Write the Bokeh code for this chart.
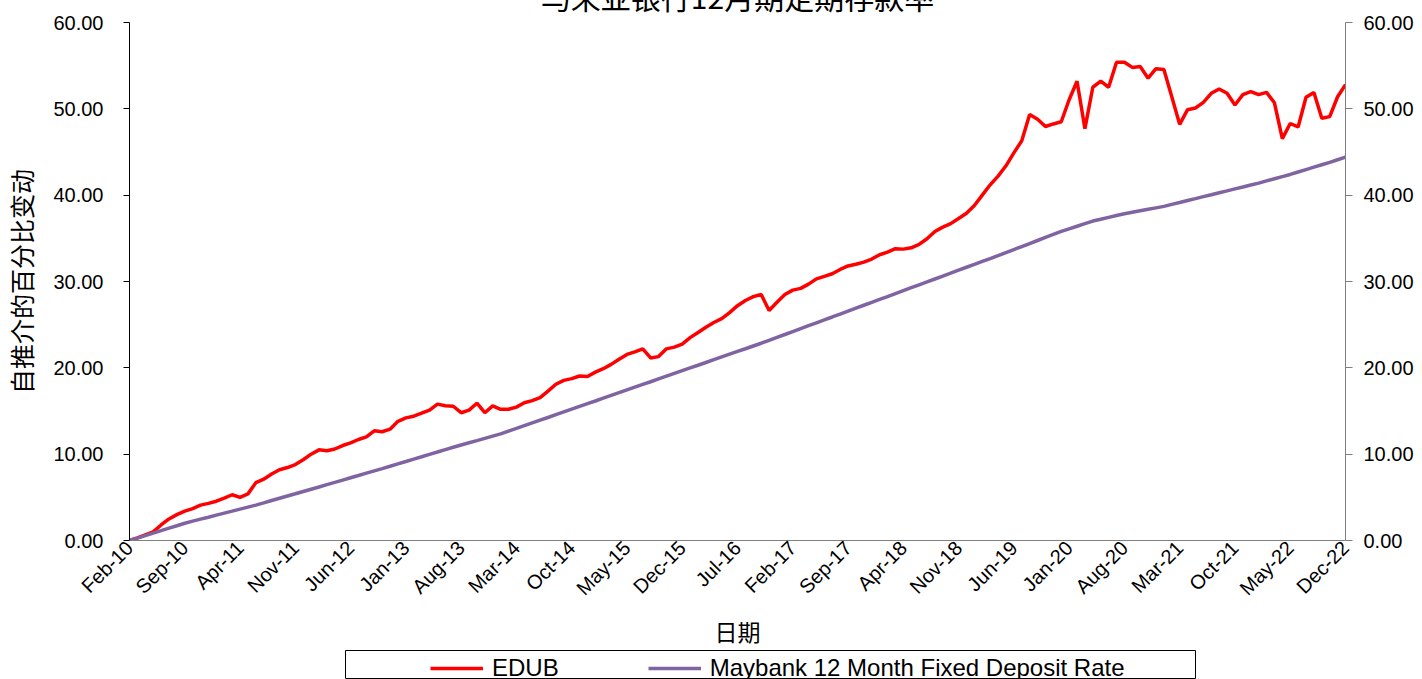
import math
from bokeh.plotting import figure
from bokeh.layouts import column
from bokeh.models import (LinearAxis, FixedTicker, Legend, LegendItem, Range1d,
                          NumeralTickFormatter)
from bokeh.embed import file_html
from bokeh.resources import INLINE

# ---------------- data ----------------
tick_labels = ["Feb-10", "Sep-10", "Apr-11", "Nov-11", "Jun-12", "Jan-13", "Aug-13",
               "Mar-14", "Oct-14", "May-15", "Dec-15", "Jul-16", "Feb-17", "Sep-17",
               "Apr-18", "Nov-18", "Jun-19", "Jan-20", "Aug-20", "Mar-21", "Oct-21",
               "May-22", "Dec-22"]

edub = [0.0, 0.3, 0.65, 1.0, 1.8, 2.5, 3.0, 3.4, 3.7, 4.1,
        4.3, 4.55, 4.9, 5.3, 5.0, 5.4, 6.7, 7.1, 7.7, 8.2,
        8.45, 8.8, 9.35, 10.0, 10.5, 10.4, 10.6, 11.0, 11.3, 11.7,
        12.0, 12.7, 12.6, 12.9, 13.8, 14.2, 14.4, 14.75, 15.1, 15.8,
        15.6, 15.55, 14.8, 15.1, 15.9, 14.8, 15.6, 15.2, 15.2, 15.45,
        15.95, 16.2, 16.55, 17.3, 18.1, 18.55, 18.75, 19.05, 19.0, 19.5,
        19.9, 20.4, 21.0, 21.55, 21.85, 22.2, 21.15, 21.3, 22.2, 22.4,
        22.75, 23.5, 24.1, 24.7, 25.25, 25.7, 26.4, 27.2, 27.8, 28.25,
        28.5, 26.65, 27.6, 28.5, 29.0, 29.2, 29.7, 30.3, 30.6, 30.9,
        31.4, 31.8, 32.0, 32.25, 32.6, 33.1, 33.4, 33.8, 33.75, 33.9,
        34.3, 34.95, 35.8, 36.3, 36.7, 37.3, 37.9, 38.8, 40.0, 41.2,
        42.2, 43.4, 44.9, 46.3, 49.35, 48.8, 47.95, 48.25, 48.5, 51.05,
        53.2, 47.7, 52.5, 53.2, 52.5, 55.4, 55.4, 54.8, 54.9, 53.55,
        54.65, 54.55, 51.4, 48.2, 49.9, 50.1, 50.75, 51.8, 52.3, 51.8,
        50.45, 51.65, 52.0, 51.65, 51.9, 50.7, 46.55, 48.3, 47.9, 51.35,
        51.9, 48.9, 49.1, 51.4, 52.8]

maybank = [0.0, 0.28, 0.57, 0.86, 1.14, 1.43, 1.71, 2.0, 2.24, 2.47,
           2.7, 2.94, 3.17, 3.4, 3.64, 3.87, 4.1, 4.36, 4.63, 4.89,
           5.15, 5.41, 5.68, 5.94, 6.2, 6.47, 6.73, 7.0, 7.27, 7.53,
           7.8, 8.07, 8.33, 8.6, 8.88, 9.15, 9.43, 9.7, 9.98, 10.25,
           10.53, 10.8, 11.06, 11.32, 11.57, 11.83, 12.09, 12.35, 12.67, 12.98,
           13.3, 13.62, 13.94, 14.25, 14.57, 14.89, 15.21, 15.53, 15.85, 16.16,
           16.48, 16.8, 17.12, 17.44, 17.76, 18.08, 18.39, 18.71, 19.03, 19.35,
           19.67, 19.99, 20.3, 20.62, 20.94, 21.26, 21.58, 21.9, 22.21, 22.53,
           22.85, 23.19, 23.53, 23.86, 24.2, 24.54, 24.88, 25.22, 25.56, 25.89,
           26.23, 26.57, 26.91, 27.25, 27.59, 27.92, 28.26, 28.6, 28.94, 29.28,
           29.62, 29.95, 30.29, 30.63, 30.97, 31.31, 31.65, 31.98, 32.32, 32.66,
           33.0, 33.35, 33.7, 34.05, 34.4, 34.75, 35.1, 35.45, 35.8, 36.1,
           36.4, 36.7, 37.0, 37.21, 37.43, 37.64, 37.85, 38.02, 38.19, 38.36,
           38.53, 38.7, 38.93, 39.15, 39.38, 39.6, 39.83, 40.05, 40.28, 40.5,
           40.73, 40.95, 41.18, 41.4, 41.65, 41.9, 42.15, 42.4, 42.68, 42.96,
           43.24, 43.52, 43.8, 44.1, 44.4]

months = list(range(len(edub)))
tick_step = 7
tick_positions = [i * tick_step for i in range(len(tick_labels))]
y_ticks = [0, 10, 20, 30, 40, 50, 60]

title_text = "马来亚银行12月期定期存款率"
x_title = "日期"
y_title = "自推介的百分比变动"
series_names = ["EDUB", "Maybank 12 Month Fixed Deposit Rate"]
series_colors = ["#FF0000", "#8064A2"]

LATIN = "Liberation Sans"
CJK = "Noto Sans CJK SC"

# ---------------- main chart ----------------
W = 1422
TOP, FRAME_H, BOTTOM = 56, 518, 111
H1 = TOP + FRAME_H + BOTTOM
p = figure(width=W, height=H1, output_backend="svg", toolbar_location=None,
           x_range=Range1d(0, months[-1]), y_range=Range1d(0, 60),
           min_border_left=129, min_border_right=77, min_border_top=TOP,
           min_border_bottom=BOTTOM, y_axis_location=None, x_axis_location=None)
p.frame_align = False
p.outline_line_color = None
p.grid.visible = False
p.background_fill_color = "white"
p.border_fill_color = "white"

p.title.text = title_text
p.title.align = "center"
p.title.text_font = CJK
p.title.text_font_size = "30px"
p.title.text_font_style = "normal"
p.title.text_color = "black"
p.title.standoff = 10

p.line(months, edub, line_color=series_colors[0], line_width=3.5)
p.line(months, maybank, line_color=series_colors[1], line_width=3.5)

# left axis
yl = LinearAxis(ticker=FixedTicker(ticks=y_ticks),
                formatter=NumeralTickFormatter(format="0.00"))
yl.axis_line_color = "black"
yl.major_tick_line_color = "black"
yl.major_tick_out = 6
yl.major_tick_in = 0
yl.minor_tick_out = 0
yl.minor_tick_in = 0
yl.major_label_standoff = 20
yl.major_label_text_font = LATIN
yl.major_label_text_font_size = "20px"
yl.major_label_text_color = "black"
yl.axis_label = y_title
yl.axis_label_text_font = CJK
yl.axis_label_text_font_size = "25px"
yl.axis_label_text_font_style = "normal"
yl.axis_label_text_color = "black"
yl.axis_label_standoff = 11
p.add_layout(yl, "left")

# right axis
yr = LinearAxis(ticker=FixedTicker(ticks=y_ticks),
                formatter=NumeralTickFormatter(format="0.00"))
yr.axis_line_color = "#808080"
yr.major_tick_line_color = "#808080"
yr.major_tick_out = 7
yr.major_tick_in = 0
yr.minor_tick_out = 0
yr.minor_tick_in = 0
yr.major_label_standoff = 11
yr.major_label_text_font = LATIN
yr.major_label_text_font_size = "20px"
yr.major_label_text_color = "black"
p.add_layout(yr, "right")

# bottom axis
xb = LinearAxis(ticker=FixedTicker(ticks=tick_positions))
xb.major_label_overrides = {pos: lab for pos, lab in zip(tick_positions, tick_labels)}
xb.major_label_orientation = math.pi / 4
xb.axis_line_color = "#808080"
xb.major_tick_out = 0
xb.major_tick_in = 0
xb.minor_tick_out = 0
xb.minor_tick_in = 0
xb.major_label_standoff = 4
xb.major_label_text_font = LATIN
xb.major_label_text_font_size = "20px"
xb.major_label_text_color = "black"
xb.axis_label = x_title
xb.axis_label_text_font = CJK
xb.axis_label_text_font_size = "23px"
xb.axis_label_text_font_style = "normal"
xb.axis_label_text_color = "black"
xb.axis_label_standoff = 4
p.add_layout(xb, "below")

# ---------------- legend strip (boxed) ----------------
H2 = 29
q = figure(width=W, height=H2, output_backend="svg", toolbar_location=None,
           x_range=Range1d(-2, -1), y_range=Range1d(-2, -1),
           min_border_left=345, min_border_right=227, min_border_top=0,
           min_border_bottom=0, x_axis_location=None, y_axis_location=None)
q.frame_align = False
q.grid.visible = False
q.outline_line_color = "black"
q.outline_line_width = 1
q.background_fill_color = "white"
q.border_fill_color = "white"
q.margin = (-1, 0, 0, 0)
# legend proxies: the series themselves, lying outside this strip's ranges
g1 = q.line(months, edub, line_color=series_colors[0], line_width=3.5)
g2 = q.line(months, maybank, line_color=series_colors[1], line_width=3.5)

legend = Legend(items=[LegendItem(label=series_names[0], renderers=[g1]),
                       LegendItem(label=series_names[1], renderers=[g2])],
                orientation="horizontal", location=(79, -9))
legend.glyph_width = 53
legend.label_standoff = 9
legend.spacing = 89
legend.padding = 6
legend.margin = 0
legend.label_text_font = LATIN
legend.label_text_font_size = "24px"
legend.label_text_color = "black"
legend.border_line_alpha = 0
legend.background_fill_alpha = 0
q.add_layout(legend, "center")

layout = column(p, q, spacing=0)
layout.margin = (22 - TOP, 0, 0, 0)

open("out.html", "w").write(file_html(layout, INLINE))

## What needs to be done
Print the data above verbatim from the first line through the line holding "from bokeh.resources import INLINE", leaving every picture out.

## Exercise output
Write the Bokeh code for this chart.
import math
from bokeh.plotting import figure
from bokeh.layouts import column
from bokeh.models import (LinearAxis, FixedTicker, Legend, LegendItem, Range1d,
                          NumeralTickFormatter)
from bokeh.embed import file_html
from bokeh.resources import INLINE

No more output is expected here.